Required task
Restate, exactly and without pictures, the lines from the start of the listing below through the line holding "const yDomain = [400, 560];".

---- Given material

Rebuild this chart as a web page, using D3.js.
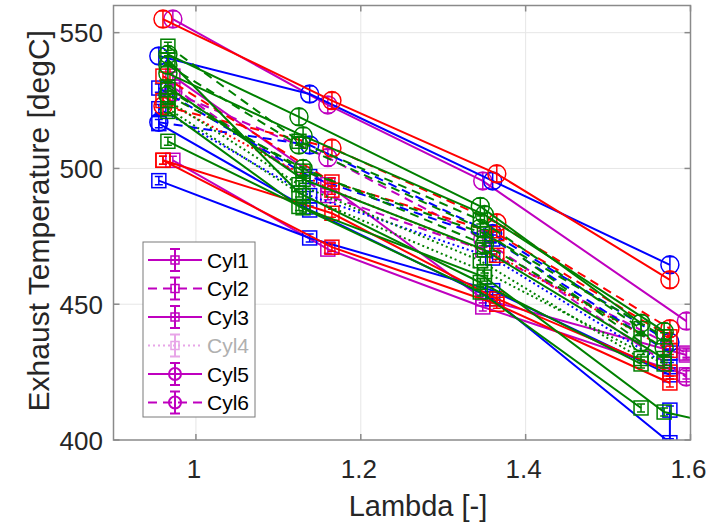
<!DOCTYPE html>
<html>
<head>
<meta charset="utf-8">
<script src="https://cdn.jsdelivr.net/npm/d3@7"></script>
<style>
  html, body { margin: 0; padding: 0; background: #fff; }
  svg { display: block; font-family: "Liberation Sans", Arial, sans-serif; }
</style>
</head>
<body>
<svg id="chart" width="728" height="525"></svg>
<script>
// ---------------- DATA ----------------
const cylinders = ["Cyl1", "Cyl2", "Cyl3", "Cyl4", "Cyl5", "Cyl6"];
const xTicks = [1, 1.2, 1.4, 1.6];
const yTicks = [400, 450, 500, 550];
const xDomain = [0.9, 1.6];
const yDomain = [400, 560];

// lambda at each operating point, per colour group
const redLambda     = [0.960, 1.165, 1.365, 1.575];
const blueLambda    = [0.955, 1.138, 1.360, 1.575];
const magentaLambda = [0.972, 1.160, 1.348, 1.595];
const greenALambda  = [0.966, 1.125, 1.345, 1.540];
const greenBLambda  = [0.966, 1.130, 1.350, 1.568];
// series with extra points
const blueCyl1Lambda   = [0.955, 1.138, 1.360, 1.575, 1.575];
const greenBCyl3Lambda = [0.966, 1.130, 1.350, 1.568, 1.625];

// exhaust temperature [degC], per cylinder (Cyl1..Cyl6)
const redCyl1 = [503, 483.5, 452, 425];
const redCyl2 = [534, 495, 476, 438];
const redCyl3 = [503, 471, 450, 421];
const redCyl4 = [525, 492, 468, 433];
const redCyl5 = [555, 525, 498, 459];
const redCyl6 = [523, 507.5, 480, 441];

const blueCyl1 = [516.5, 484.7, 452, 399, 411];
const blueCyl2 = [529.6, 497, 474, 432];
const blueCyl3 = [495.5, 474.4, 455, 424];
const blueCyl4 = [522, 490, 467, 427];
const blueCyl5 = [541.4, 527.4, 495.4, 464.5];
const blueCyl6 = [517, 508.6, 476, 436];

const magentaCyl1 = [534, 494, 452, 431.3];
const magentaCyl2 = [530, 490, 470, 432];
const magentaCyl3 = [503, 470.3, 449, 424];
const magentaCyl4 = []; // hidden in the figure
const magentaCyl5 = [555, 523.4, 495.4, 443.8];
const magentaCyl6 = [528, 504, 474, 423.2];

const greenACyl1 = [540, 491, 458, 428];
const greenACyl2 = [545, 510, 481, 441];
const greenACyl3 = [521, 486, 454.5, 411.8];
const greenACyl4 = [525, 494, 466, 430];
const greenACyl5 = [542, 519, 486, 443];
const greenACyl6 = [538, 508.6, 478, 436];

const greenBCyl1 = [530, 496, 470, 430];
const greenBCyl2 = [529, 499, 476, 438];
const greenBCyl3 = [510, 485.5, 460, 410.3, 406.5];
const greenBCyl4 = [522, 490, 462, 428];
const greenBCyl5 = [535, 512, 483, 440];
const greenBCyl6 = [527, 500, 472, 434];

// error bar half-heights [degC]
const errSquare = 1.5;
const errCircle = 3;

// ---------------- STYLE ----------------
const COLORS = { red: "#ff0000", blue: "#0000ff", magenta: "#bf00bf", green: "#008000" };
const cylStyle = [
  { dash: null,  marker: "square" },
  { dash: "9,6", marker: "square" },
  { dash: null,  marker: "square" },
  { dash: "2,3", marker: "square" },
  { dash: null,  marker: "circle" },
  { dash: "9,6", marker: "circle" }
];

const groups = [
  { color: COLORS.magenta, lambda: magentaLambda, cyl: [magentaCyl1, magentaCyl2, magentaCyl3, magentaCyl4, magentaCyl5, magentaCyl6] },
  { color: COLORS.blue,    lambda: blueLambda,    cyl: [blueCyl1, blueCyl2, blueCyl3, blueCyl4, blueCyl5, blueCyl6], special: { 0: blueCyl1Lambda } },
  { color: COLORS.red,     lambda: redLambda,     cyl: [redCyl1, redCyl2, redCyl3, redCyl4, redCyl5, redCyl6] },
  { color: COLORS.green,   lambda: greenALambda,  cyl: [greenACyl1, greenACyl2, greenACyl3, greenACyl4, greenACyl5, greenACyl6] },
  { color: COLORS.green,   lambda: greenBLambda,  cyl: [greenBCyl1, greenBCyl2, greenBCyl3, greenBCyl4, greenBCyl5, greenBCyl6], special: { 2: greenBCyl3Lambda } }
];

// ---------------- LAYOUT ----------------
const svg = d3.select("#chart");
const L = 113.5, R = 690.5, T = 5.5, B = 440;
const x = d3.scaleLinear().domain(xDomain).range([L, R]);
const y = d3.scaleLinear().domain(yDomain).range([B, T]);
const AX = "#8a8a8a", TXT = "#262626";

svg.append("defs").append("clipPath").attr("id", "clip")
  .append("rect").attr("x", L).attr("y", T).attr("width", R - L).attr("height", B - T);

// grid
const grid = svg.append("g");
grid.selectAll(".gx").data(xTicks.filter(v => v > xDomain[0] && v < xDomain[1])).join("line")
  .attr("x1", d => x(d)).attr("x2", d => x(d)).attr("y1", T).attr("y2", B)
  .attr("stroke", "#e6e6e6").attr("stroke-width", 1);
grid.selectAll(".gy").data(yTicks.filter(v => v > yDomain[0] && v < yDomain[1])).join("line")
  .attr("x1", L).attr("x2", R).attr("y1", d => y(d)).attr("y2", d => y(d))
  .attr("stroke", "#e6e6e6").attr("stroke-width", 1);

// data
const plot = svg.append("g").attr("clip-path", "url(#clip)");
const line = d3.line().x(d => x(d[0])).y(d => y(d[1]));

function drawMarker(g, kind, cx, cy, color, err, sq, rad) {
  const top = y(cy + err), bot = y(cy - err), px = x(cx);
  const py = y(cy);
  const cap = 4;
  g.append("line").attr("x1", px).attr("x2", px).attr("y1", top).attr("y2", bot)
    .attr("stroke", color).attr("stroke-width", 1.5);
  g.append("line").attr("x1", px - cap).attr("x2", px + cap).attr("y1", top).attr("y2", top)
    .attr("stroke", color).attr("stroke-width", 1.5);
  g.append("line").attr("x1", px - cap).attr("x2", px + cap).attr("y1", bot).attr("y2", bot)
    .attr("stroke", color).attr("stroke-width", 1.5);
  if (kind === "square") {
    g.append("rect").attr("x", px - sq / 2).attr("y", py - sq / 2).attr("width", sq).attr("height", sq)
      .attr("fill", "none").attr("stroke", color).attr("stroke-width", 1.5);
  } else {
    g.append("circle").attr("cx", px).attr("cy", py).attr("r", rad)
      .attr("fill", "none").attr("stroke", color).attr("stroke-width", 1.5);
  }
}

groups.forEach(grp => {
  grp.cyl.forEach((vals, ci) => {
    if (!vals.length) return;
    const lam = (grp.special && grp.special[ci]) || grp.lambda;
    const pts = vals.map((v, i) => [lam[i], v]);
    const st = cylStyle[ci];
    const g = plot.append("g");
    g.append("path").attr("d", line(pts)).attr("fill", "none")
      .attr("stroke", grp.color).attr("stroke-width", 2)
      .attr("stroke-dasharray", st.dash);
    pts.forEach(p => drawMarker(g, st.marker, p[0], p[1], grp.color,
      st.marker === "square" ? errSquare : errCircle, 14, 9));
  });
});

// axes box & ticks
const axes = svg.append("g");
axes.append("rect").attr("x", L).attr("y", T).attr("width", R - L).attr("height", B - T)
  .attr("fill", "none").attr("stroke", AX).attr("stroke-width", 1.5);
const TL = 6;
xTicks.forEach(v => {
  axes.append("line").attr("x1", x(v)).attr("x2", x(v)).attr("y1", B).attr("y2", B - TL).attr("stroke", AX).attr("stroke-width", 1.5);
  axes.append("line").attr("x1", x(v)).attr("x2", x(v)).attr("y1", T).attr("y2", T + TL).attr("stroke", AX).attr("stroke-width", 1.5);
  axes.append("text").attr("x", x(v) - 2).attr("y", 478).attr("text-anchor", "middle")
    .attr("font-size", 26).attr("fill", TXT).text(d3.format("")(v));
});
yTicks.forEach(v => {
  axes.append("line").attr("x1", L).attr("x2", L + TL).attr("y1", y(v)).attr("y2", y(v)).attr("stroke", AX).attr("stroke-width", 1.5);
  axes.append("line").attr("x1", R).attr("x2", R - TL).attr("y1", y(v)).attr("y2", y(v)).attr("stroke", AX).attr("stroke-width", 1.5);
  axes.append("text").attr("x", 103).attr("y", y(v) + 9.5).attr("text-anchor", "end")
    .attr("font-size", 26).attr("fill", TXT).text(v);
});
svg.append("text").attr("x", (L + R) / 2 + 16).attr("y", 516).attr("text-anchor", "middle")
  .attr("font-size", 29).attr("fill", TXT).text("Lambda [-]");
svg.append("text").attr("transform", `translate(49,${(T + B) / 2 - 2}) rotate(-90)`).attr("text-anchor", "middle")
  .attr("font-size", 30).attr("fill", TXT).text("Exhaust Temperature [degC]");

// legend
const lg = svg.append("g");
const LX = 143, LY = 242, LW = 112, LH = 175;
lg.append("rect").attr("x", LX).attr("y", LY).attr("width", LW).attr("height", LH)
  .attr("fill", "#fff").attr("stroke", "#7a7a7a").attr("stroke-width", 1);
cylinders.forEach((name, i) => {
  const cy = 260 + i * 28.5;
  const st = cylStyle[i];
  const faded = (i === 3);
  const col = COLORS.magenta;
  const it = lg.append("g").attr("opacity", faded ? 0.35 : 1);
  it.append("line").attr("x1", 148).attr("x2", 202).attr("y1", cy).attr("y2", cy)
    .attr("stroke", col).attr("stroke-width", 2).attr("stroke-dasharray", st.dash);
  const mx = 175;
  it.append("line").attr("x1", mx).attr("x2", mx).attr("y1", cy - 11).attr("y2", cy + 11).attr("stroke", col).attr("stroke-width", 2);
  it.append("line").attr("x1", mx - 5).attr("x2", mx + 5).attr("y1", cy - 11).attr("y2", cy - 11).attr("stroke", col).attr("stroke-width", 2);
  it.append("line").attr("x1", mx - 5).attr("x2", mx + 5).attr("y1", cy + 11).attr("y2", cy + 11).attr("stroke", col).attr("stroke-width", 2);
  if (st.marker === "square") {
    it.append("rect").attr("x", mx - 4).attr("y", cy - 4).attr("width", 8).attr("height", 8)
      .attr("fill", "none").attr("stroke", col).attr("stroke-width", 1.5);
  } else {
    it.append("circle").attr("cx", mx).attr("cy", cy).attr("r", 6)
      .attr("fill", "none").attr("stroke", col).attr("stroke-width", 2);
  }
  lg.append("text").attr("x", 207).attr("y", cy + 7.5).attr("font-size", 21)
    .attr("fill", faded ? "#b0b0b0" : "#000").text(name);
});
</script>
</body>
</html>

--------

Response below
Rebuild this chart as a web page, using D3.js.
<!DOCTYPE html>
<html>
<head>
<meta charset="utf-8">
<script src="https://cdn.jsdelivr.net/npm/d3@7"></script>
<style>
  html, body { margin: 0; padding: 0; background: #fff; }
  svg { display: block; font-family: "Liberation Sans", Arial, sans-serif; }
</style>
</head>
<body>
<svg id="chart" width="728" height="525"></svg>
<script>
// ---------------- DATA ----------------
const cylinders = ["Cyl1", "Cyl2", "Cyl3", "Cyl4", "Cyl5", "Cyl6"];
const xTicks = [1, 1.2, 1.4, 1.6];
const yTicks = [400, 450, 500, 550];
const xDomain = [0.9, 1.6];
const yDomain = [400, 560];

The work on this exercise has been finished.